W3C launches Nu Markup Validation Service

The W3C has announced the launch of the Nu Markup Validation Service. It says the non-DTD-based markup validator is offered in parallel to the existing DTD-based validator. "The W3C Nu Markup Validation Service uses the same backend as the Validator.nu site, which is also the backend for the HTML5-checking feature of validator.w3.org," said a W3C statement. "The Nu Markup Validation Service is a separate, standalone validator that provides that same HTML5-checking feature while also offering a user interface that exposes additional options, such as full validation support for XHTML5 documents, and the ability to validate documents that contain features from RDFa Core 1.1 and from RDFa Lite 1.1."

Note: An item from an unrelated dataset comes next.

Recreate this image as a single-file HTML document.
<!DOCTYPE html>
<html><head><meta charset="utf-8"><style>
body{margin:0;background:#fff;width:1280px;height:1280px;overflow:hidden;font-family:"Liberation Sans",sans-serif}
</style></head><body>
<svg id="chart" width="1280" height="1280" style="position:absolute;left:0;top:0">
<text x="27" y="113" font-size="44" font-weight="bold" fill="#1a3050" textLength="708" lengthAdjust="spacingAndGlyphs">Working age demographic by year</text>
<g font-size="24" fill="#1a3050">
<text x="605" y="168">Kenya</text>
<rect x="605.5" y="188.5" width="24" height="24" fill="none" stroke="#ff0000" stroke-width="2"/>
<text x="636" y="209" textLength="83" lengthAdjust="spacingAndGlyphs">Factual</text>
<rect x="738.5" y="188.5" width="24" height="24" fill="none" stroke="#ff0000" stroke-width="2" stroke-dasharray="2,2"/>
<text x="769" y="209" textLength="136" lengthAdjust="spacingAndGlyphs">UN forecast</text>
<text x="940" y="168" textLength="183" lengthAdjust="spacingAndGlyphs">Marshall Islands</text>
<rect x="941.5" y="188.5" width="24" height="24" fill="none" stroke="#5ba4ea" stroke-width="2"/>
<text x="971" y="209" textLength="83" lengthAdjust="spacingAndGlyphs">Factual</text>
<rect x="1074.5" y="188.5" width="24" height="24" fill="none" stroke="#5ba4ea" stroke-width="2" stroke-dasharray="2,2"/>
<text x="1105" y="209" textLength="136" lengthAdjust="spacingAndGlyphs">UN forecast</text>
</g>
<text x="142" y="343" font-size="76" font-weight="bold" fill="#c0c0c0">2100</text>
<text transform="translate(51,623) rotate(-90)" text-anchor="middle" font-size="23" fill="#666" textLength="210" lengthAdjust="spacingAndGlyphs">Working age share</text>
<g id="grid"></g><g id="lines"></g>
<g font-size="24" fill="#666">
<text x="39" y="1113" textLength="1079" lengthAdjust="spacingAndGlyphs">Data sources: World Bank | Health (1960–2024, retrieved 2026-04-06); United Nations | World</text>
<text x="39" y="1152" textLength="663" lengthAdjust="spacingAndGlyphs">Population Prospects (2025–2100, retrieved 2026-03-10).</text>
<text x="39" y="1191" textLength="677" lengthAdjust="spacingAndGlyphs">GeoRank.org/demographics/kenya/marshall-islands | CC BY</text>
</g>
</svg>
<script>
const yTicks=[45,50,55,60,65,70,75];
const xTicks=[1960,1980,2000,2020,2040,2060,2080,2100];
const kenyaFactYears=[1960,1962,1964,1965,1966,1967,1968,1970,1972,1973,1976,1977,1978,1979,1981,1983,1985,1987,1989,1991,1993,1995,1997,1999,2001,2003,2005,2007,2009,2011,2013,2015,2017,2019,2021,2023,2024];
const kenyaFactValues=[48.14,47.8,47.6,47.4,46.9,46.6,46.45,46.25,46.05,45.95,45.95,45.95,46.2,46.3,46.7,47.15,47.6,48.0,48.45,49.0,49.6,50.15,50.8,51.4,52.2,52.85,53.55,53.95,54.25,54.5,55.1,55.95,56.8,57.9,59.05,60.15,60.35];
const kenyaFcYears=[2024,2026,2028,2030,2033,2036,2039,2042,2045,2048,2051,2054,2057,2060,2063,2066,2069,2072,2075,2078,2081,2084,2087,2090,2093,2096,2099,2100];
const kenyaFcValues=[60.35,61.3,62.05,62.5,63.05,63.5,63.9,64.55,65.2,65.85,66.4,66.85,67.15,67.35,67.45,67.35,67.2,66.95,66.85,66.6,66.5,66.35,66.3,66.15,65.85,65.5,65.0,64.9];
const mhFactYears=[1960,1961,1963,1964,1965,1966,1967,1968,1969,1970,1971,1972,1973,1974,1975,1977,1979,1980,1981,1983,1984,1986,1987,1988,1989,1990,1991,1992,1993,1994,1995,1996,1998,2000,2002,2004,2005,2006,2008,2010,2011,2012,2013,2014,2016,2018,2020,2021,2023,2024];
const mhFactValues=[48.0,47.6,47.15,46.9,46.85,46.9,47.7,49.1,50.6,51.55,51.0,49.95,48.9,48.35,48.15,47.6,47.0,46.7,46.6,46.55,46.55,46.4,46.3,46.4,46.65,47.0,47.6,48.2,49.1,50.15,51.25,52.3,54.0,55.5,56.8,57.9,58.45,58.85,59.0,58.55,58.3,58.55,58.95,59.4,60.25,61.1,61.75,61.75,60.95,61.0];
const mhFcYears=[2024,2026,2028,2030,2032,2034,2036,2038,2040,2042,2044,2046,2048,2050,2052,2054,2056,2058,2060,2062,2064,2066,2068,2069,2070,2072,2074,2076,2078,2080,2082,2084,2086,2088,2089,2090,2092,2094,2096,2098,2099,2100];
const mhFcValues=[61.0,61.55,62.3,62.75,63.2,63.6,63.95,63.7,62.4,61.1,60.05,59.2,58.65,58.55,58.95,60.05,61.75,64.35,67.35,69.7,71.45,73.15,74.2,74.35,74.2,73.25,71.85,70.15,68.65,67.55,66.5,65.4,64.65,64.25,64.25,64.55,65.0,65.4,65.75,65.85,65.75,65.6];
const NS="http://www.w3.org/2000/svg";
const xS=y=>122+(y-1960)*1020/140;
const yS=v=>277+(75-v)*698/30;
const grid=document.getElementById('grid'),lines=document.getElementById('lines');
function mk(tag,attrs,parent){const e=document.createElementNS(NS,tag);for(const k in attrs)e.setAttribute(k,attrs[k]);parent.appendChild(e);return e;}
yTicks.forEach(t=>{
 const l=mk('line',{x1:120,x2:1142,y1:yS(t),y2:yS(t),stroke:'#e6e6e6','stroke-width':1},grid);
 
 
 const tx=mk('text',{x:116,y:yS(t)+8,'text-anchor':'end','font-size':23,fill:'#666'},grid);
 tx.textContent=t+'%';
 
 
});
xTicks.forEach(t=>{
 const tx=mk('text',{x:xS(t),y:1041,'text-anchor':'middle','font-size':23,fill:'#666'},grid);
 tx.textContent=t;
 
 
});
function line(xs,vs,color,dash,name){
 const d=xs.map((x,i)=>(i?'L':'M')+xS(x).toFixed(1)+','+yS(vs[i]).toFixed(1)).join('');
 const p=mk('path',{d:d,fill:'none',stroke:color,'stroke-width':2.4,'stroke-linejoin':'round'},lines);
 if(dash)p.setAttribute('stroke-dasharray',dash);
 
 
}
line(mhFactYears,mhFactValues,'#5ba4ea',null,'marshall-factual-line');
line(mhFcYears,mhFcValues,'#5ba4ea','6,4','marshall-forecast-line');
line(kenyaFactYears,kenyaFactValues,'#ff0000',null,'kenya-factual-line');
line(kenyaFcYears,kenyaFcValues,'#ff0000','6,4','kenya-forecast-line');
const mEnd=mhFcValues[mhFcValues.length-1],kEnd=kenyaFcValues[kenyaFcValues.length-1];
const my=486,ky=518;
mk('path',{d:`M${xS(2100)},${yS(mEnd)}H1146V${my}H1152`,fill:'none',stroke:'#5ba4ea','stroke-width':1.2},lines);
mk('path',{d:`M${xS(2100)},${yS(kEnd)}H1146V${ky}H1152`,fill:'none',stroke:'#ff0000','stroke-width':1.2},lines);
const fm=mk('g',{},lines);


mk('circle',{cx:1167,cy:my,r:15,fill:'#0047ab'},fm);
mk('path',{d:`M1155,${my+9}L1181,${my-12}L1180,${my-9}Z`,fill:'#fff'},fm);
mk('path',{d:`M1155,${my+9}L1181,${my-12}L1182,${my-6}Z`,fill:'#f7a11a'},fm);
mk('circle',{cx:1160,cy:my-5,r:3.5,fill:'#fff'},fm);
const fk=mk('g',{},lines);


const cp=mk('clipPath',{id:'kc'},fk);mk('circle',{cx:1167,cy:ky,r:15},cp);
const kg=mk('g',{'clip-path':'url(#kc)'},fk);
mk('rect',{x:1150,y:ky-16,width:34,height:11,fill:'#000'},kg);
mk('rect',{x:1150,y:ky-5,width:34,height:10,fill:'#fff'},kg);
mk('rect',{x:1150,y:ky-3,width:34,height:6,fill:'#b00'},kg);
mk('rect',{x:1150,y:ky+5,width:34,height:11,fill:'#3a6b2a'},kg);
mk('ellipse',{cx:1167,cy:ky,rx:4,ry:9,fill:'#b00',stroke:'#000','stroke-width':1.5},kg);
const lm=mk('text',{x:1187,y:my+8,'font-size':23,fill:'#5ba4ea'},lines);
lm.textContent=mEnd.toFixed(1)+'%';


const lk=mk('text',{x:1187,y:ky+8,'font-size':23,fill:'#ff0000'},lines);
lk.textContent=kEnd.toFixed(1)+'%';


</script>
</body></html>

Web designer and author Emily Lewis tested the new service for us, using a simple test page. Her initial impressions were mixed. "It doesn't seem to validate RDFa Lite. I can completely remove the vocab attribute and value, and my page will still pass. Similarly, I can remove the typeof attribute and value, and still pass. It does, though, catch typos. So if I just had voca, it catches that as an error. However, the original W3C validator catches this too," she said, adding as a caveat that she doesn't use RDFa or RDFa Lite in her general work, and so the demo might have some issues. "However, with microdata, it does seem to catch those required attributes. For example, if I don't include itemscope, I get an error because that attribute is required. And regarding HTML5 validation, I only used the new semantic elements on my test page and it validates those just fine. But so does the original W3C validator!"